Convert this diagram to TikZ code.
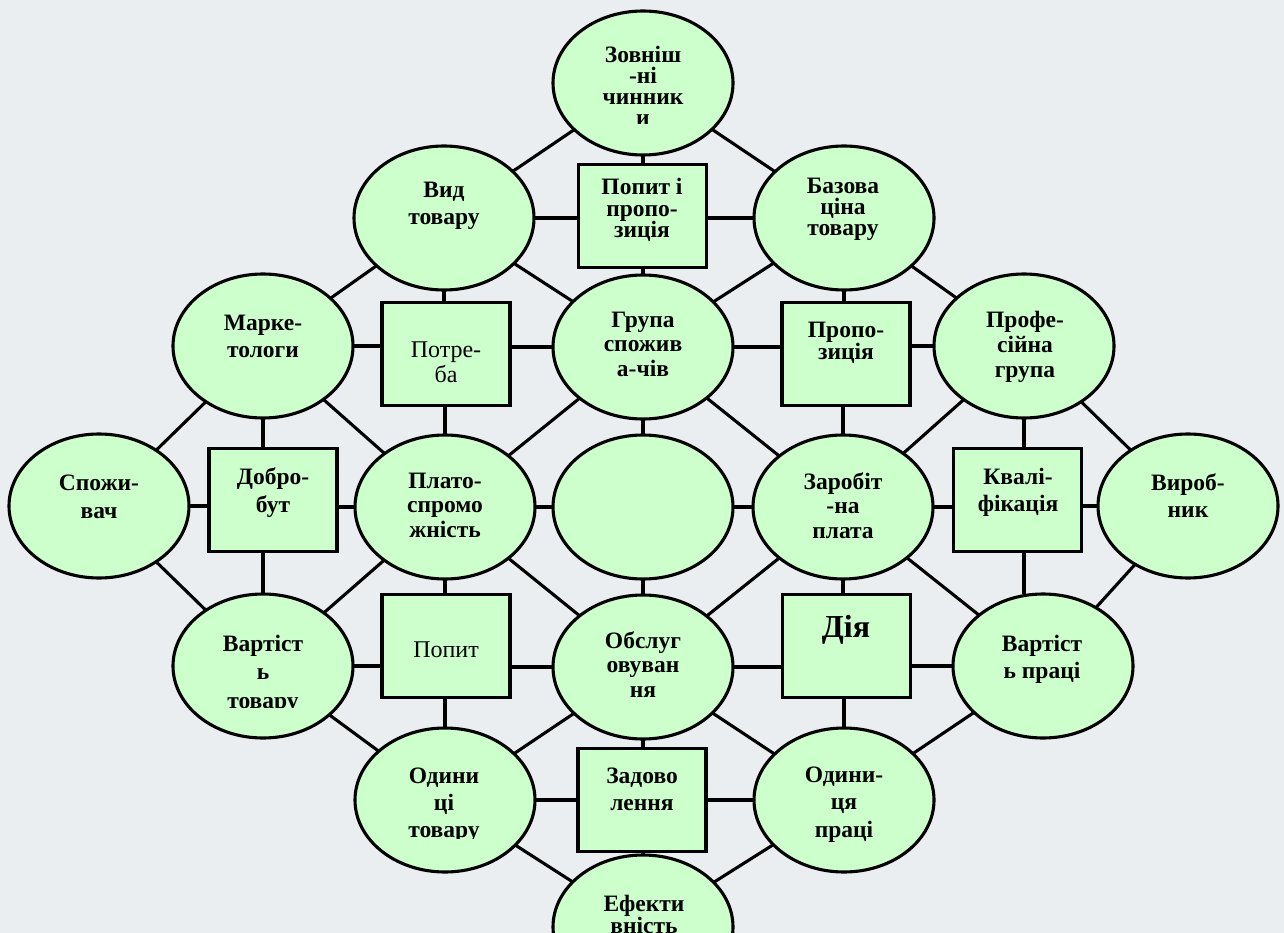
════════════════════
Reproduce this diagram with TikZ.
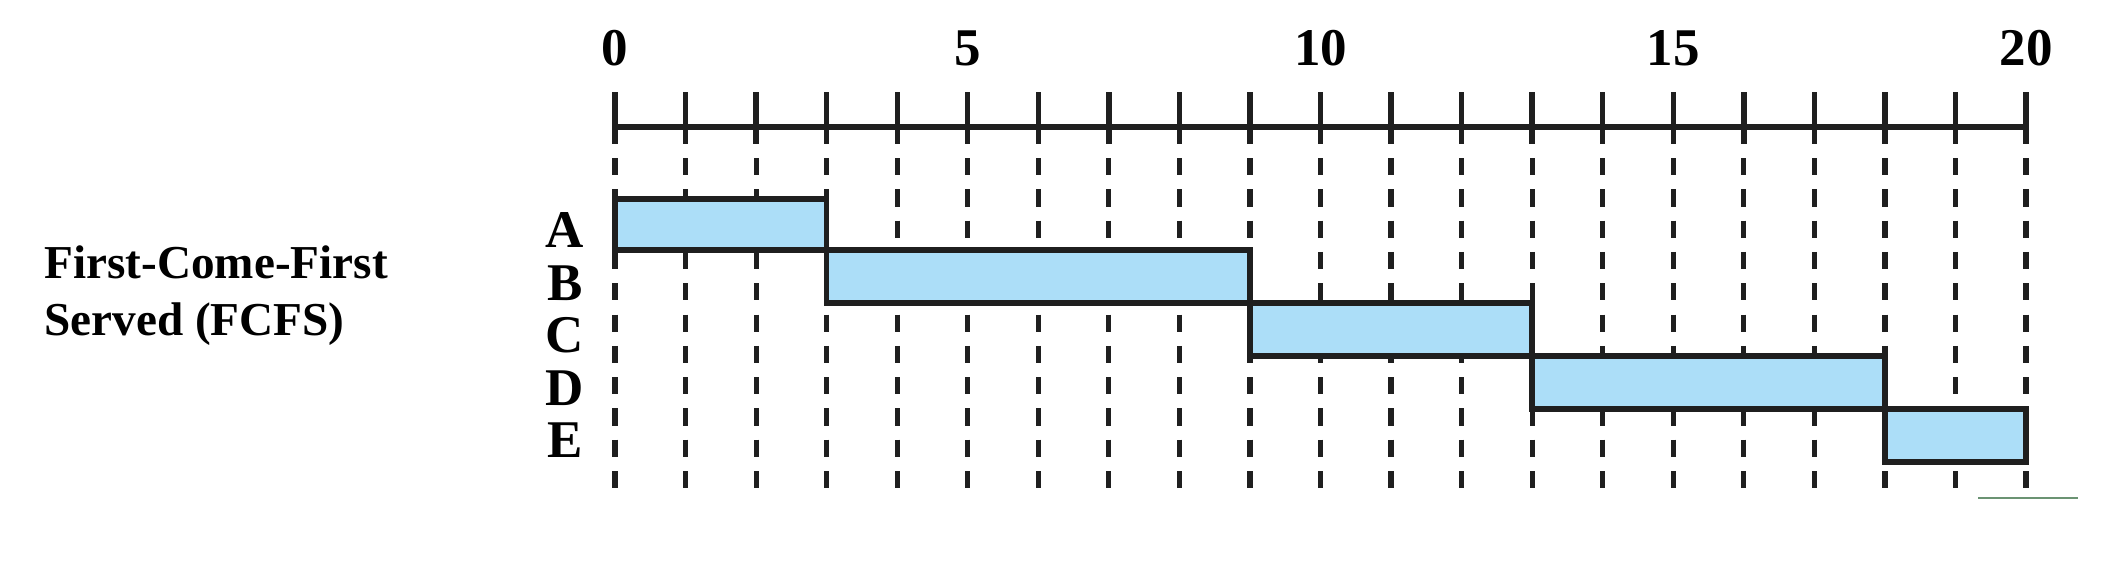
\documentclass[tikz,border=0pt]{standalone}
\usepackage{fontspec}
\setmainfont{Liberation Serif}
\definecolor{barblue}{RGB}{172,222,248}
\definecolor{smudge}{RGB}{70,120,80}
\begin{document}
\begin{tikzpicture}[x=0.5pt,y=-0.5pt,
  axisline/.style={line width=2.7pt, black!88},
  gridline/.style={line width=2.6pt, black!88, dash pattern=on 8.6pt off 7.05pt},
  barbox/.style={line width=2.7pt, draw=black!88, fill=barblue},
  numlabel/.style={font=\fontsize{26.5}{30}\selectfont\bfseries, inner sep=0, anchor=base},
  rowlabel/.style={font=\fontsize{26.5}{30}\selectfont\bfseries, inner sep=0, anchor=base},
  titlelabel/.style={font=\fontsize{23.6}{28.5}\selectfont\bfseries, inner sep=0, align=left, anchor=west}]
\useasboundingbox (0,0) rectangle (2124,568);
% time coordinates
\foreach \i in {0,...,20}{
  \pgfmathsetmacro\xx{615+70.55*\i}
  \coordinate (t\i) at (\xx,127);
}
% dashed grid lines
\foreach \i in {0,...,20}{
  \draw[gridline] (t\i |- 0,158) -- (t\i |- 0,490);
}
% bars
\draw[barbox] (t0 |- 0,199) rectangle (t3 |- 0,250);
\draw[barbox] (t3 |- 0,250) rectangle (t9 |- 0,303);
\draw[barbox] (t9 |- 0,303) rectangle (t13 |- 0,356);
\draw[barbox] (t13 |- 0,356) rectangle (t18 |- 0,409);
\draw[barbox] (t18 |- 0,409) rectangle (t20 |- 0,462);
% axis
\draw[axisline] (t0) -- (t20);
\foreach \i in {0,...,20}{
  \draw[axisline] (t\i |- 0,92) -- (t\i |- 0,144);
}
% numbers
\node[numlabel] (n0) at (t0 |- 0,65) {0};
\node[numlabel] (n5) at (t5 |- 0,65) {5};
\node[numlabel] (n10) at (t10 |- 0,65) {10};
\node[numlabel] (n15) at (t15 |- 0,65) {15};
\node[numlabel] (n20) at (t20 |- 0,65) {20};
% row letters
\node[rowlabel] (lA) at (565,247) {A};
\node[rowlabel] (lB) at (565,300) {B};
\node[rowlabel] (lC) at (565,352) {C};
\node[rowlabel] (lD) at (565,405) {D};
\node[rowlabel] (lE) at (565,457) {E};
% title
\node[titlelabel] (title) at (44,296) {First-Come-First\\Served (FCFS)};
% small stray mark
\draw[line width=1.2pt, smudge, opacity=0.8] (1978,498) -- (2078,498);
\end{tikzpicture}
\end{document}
════════════════════
Reply with the number of lines in the material above that contain "diagram", and nothing more.

2